Museums are beloved cultural institutions, with more than 850 million visits each year in the U.S. alone. But behind the scenes, a war is raging – many cultures want their heritage returned to its place of origin. In this enlightening talk, Museum Curator Chip Colwell offers a surprising solution to this complicated ethical dilemma.

Chip Colwell is the Senior Curator of Anthropology at the Denver Museum of Nature & Science. He’s published 10 books, most recently Plundered Skulls and Stolen Spirits: Inside the Fight to Reclaim Native America’s Culture.

A previous speaker at Point of Departure, his work has been featured in publications like The New York Times, The Guardian, Salon, and Slate. Chip is the founding Editor-in-Chief of, an online magazine about anthropological discoveries.

Here, we talk about million-year-old-axes, amazing high school teachers, and the minimalist life of the hunter.

Discoveries in anthropology are overwhelming—how do you decide what’s important and relevant when curating an exhibit?

It’s a big world, and humanity is a big subject! Often, we look for important collections, stories, or histories, which we anticipate will resonate with our visitors. But increasingly we work directly with communities to discover what stories they want to hear and tell. From these conversations, new collaborations are sparked where we try to ensure their values and viewpoints become part of the museum experience.

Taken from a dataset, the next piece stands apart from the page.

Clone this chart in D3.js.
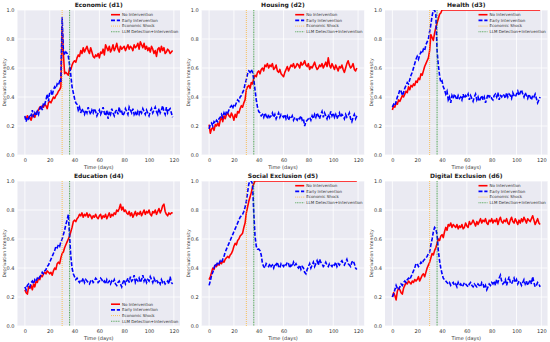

What has curating the anthropological collections taught you?

How vast the human experience is. I help curate everything from million-year-old ax used by our most ancient ancestors to a towering totem pole to fantastical masks used in Guatemala by Maya peasants in pageants to mock landowners. Through these things we can see the amazing breadth of how humans express themselves.

What led you to a career in anthropology?

I was fortunate enough to take an anthropology class in high school with an amazing teacher, Elliot Lax. He made the subject come alive by getting us to think about everything from the origins of language to the historical invention of races. He took us to the local zoo to study primates and used his spring break to tour the Zuni Reservation in New Mexico. By the end of that class, my heart and future were set on anthropology.

Are you a hunter or a gatherer?

Hunter! Ironically, although it’s my job to collect things for the Denver Museum, I personally am a minimalist and avoid gathering when possible.

Do you have a favorite TED talk?

No question, anthropologist Wade Davis’ “Dreams from Endangered Cultures.” If my talk is even half as good as his I’ll consider it a big success.